Q: What do women want when they’re having a baby?

A: They want respect, and they want to feel safe. Communication is big. The more I talk to women, the less I am convinced that we do a good job of explaining what’s happening and why during the birth process. One of our findings was that, although women are the ones in labor, how their partners are treated is super important to them. Another issue is breastfeeding. Nationally, hospitals are trying to get to 85 percent of patients exclusively breastfeeding at discharge. Breastfeeding provides significant health benefits to the baby, but some patients—particularly educated, affluent, professional women—have decided not to breastfeed and sometimes feel harassed. If she says no, she means no!

Q: How was your own childbirth experience? Did any of it...

A: Weigh on me? I definitely think it made me a better doctor. You tend to give pat answers to certain patient complaints because that’s what you were trained to say. When you experience those issues yourself, you’re like, wow, that is some real pain! But I had a labor nurse who was really supportive. We watched TV and played cards, and she offered to give me a foot massage. I did not have an epidural. I’m a big proponent of physiologic labor, so I had to put my money where my mouth is. All my residents bet I wouldn’t make it, but I did.

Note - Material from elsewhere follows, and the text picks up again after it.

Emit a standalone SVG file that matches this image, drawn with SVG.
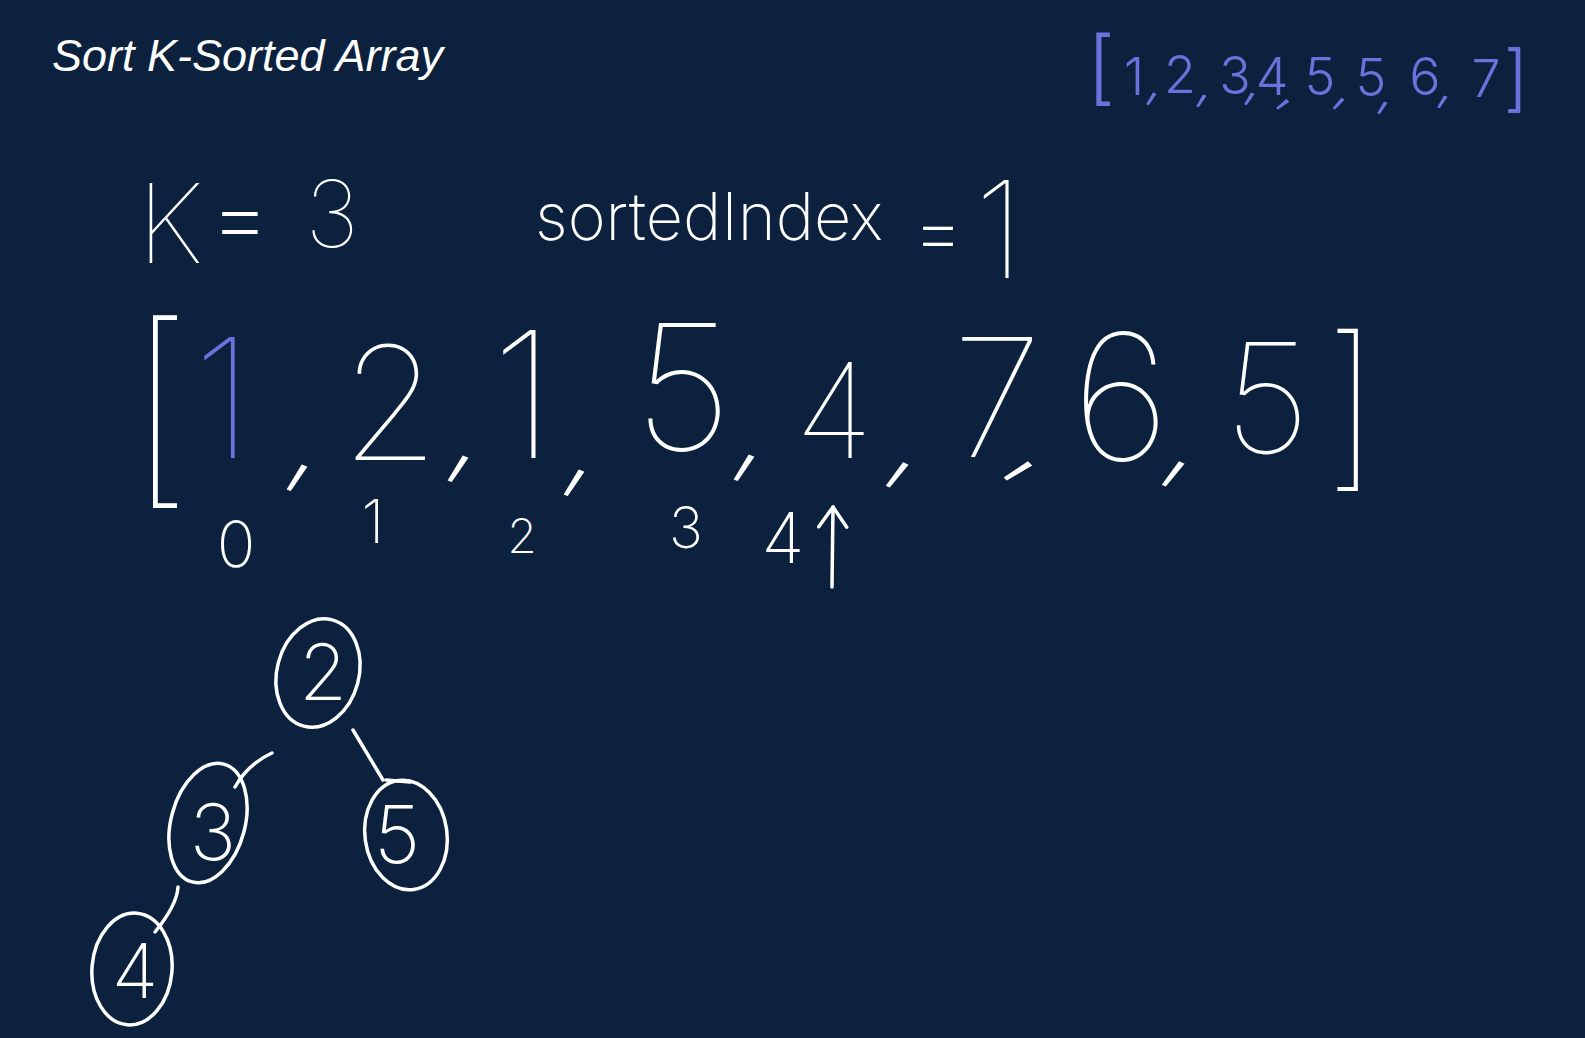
<svg xmlns="http://www.w3.org/2000/svg" width="1585" height="1038" viewBox="0 0 1585 1038">
<style>
.t{font-family:Inter,"Noto Sans",sans-serif;fill:#fff;text-anchor:middle}
.b{fill:#6b72dc;font-weight:350}
.title{font-family:"Liberation Sans",Arial,sans-serif;font-style:italic;font-size:45px;fill:#fff}
.w100{font-weight:100}.w130{font-weight:130}.w220{font-weight:220}.w250{font-weight:250}
.cm{font-size:120px;font-weight:160;letter-spacing:-0.2em}
.d{letter-spacing:-0.3em}
.ln{fill:none;stroke:#fff;stroke-width:3.5;stroke-linecap:round;stroke-linejoin:round}
</style>
<defs>
<marker id="ah" markerUnits="userSpaceOnUse" markerWidth="44" markerHeight="44" viewBox="-22 -22 44 44" refX="0" refY="0" orient="auto">
<path d="M-20,-14 L0,0 L-20,14" fill="none" stroke="#fff" stroke-width="3.5" stroke-linecap="round" stroke-linejoin="round"/>
</marker>
</defs>
<rect width="1585" height="1038" fill="#0b213e"/>
<text class="title" x="52" y="71">Sort K-Sorted Array</text>

<g id="sorted-array">
<text class="t b"><tspan x="1101" y="95" font-size="81">[</tspan><tspan font-size="52" x="1134 1153 1180 1203 1235 1251 1272 1286 1320 1341 1371 1384 1425 1444 1486" y="95 95 93 97 94 95 95 99 95 99 96 104 95 98 97" rotate="0 20 0 20 0 20 0 40 0 30 0 20 0 20 0">1,2,3,4,5,5,6,7</tspan><tspan x="1516" y="103" font-size="72">]</tspan></text>
</g>

<g id="k-value">
<text class="t"><tspan class="w130" x="170" y="263" font-size="110">K</tspan><tspan class="w220" x="240" y="250" font-size="95">=</tspan><tspan class="w130" x="332" y="247" font-size="92">3</tspan></text>
</g>

<g id="sorted-index">
<text class="t"><tspan class="w250" x="709" y="240" font-size="66" textLength="348" lengthAdjust="spacingAndGlyphs">sortedIndex</tspan><tspan class="w250" x="938" y="259" font-size="80">=</tspan><tspan class="w130" x="999" y="278" font-size="135">1</tspan></text>
</g>

<g id="array">
<text class="t w100"><tspan x="160" y="479" font-size="212">[</tspan><tspan class="d" x="198.1" y="458" font-size="166" style="fill:#6b72dc">1</tspan><tspan class="cm" x="289" y="469" rotate="20">,</tspan><tspan class="d" x="366.3" y="460" font-size="158">2</tspan><tspan class="cm" x="450" y="460" rotate="20">,</tspan><tspan class="d" x="496.6" y="458" font-size="176">1</tspan><tspan class="cm" x="566" y="474" rotate="20">,</tspan><tspan class="d" x="656.75" y="450" font-size="175">5</tspan><tspan class="cm" x="736" y="459" rotate="20">,</tspan><tspan class="d" x="814.2" y="458" font-size="132">4</tspan><tspan class="cm" x="890" y="465" rotate="25">,</tspan><tspan class="d" x="972.25" y="457" font-size="165">7</tspan><tspan class="cm" x="1015" y="458" rotate="45">,</tspan><tspan class="d" x="1094.75" y="460" font-size="175">6</tspan><tspan class="cm" x="1166" y="464" rotate="25">,</tspan><tspan class="d" x="1244.05" y="453" font-size="153">5</tspan><tspan x="1352" y="467" font-size="179">]</tspan></text>
</g>

<g id="indices">
<text class="t w250"><tspan x="236" y="567" font-size="64">0</tspan><tspan x="373" y="543" font-size="60">1</tspan><tspan x="522" y="553" font-size="48">2</tspan><tspan x="686" y="548" font-size="57">3</tspan><tspan x="783" y="563" font-size="70">4</tspan></text>
</g>

<g id="pointer">
<path class="ln" d="M832,587 L833,507" marker-end="url(#ah)"/>
</g>

<g id="connectors">
<path class="ln" d="M272,753 Q248,764 235,787"/>
<path class="ln" d="M353,730 L383,780"/>
<path class="ln" d="M386,780 L410,782"/>
<path class="ln" d="M178,887 Q177,905 155,932"/>
</g>

<g id="node-2">
<ellipse class="ln" cx="318" cy="673" rx="41" ry="55" transform="rotate(15 318 673)"/>
<text class="t w220" x="323" y="700" font-size="78">2</text>
</g>
<g id="node-3">
<ellipse class="ln" cx="208" cy="823" rx="37" ry="61" transform="rotate(15 208 823)"/>
<text class="t w220" x="213" y="860" font-size="78">3</text>
</g>
<g id="node-5">
<ellipse class="ln" cx="406" cy="835" rx="41" ry="55" transform="rotate(-8 406 835)"/>
<text class="t w220" x="397" y="863" font-size="80">5</text>
</g>
<g id="node-4">
<ellipse class="ln" cx="132" cy="969" rx="40" ry="56" transform="rotate(5 132 969)"/>
<text class="t w220" x="135" y="998" font-size="76">4</text>
</g>
</svg>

Q: What is the biggest challenge in improving the quality of maternity care?

A: People are afraid of change. For example, there’s still a tendency to think that a caesarean delivery is safer, without taking into consideration that it is major surgery with risks to the mom. European studies show that going through the birth canal is protective for the baby in terms of their immune system and the subsequent development of a normal microbiome for their gut. In the U.S., the C-section rate for first-time, low-risk mothers is around 32 percent. The Centers for Disease Control and Prevention has set a national goal to reduce that to below 24 percent. At Cedars-Sinai we’re just slightly above that. So we’re getting there.

Q: Beyond caring for your patients, what motivates you?

A: I have ideas, and I feel a need to share them because they could make a difference. I’m fortunate to work with an extremely talented research team that can help me execute these ideas in a very scientific and rigorous way. My team has this saying: “Let’s just keep putting one foot in front of the other.” We believe in what we’re doing, and this kind of patient experience research is starting to become more accepted and valued. I think we’re on the right track.

Q: What does the future of childbirth look like?

A: The opportunity to have a home-like birth in a safe hospital environment—that is the future. I think there will be a broader use of midwifery, and more hospitals may start having affiliated birth centers; that model works in a lot of European countries.

Q: If you could change one thing about labor and delivery care, what would it be?

A: More one-on-one time with the nurse. Really, when you’re having a baby, you just want somebody to be there with you. You don’t care what’s on the computer or what your blood pressure is—I mean, all that’s important. But the one-on-one bonding with this person who knows what she’s doing and what you’re going through—that’s priceless.

Vice chair, Women’s Healthcare Quality and Performance Improvement, Department of Obstetrics and Gynecology
Director of Maternal-Fetal Medicine, Cedars-Sinai
The Helping Hand of Los Angeles–Miriam Jacobs Chair, Maternal-Fetal Medicine


Born and Raised
Born in Gary, Indiana, and raised in Los Angeles from the age of 5. She is the first doctor in her family. Her father was an aeronautical engineer, and her mother was a special education teacher.

The Family Way
Married to Richard Casey, MD, an ophthalmologist at UCLA. Daughter Kendra, 20, is interested in pursuing medicine but as yet undecided on her career path.

Recharge Time 
“I get my hair done religiously; that’s my treat! We go to church, and we love live music. We’ll do Hollywood Bowl, Staples Center, Microsoft Theater—any kind of live music.”

Best-Ever Concert
“Prince. Hands down. I don’t think I ever missed a Prince concert in any city I’ve ever been in. He once played every day for a week at the L.A. Forum, and I went five out of seven days.”

This interview has been condensed and edited.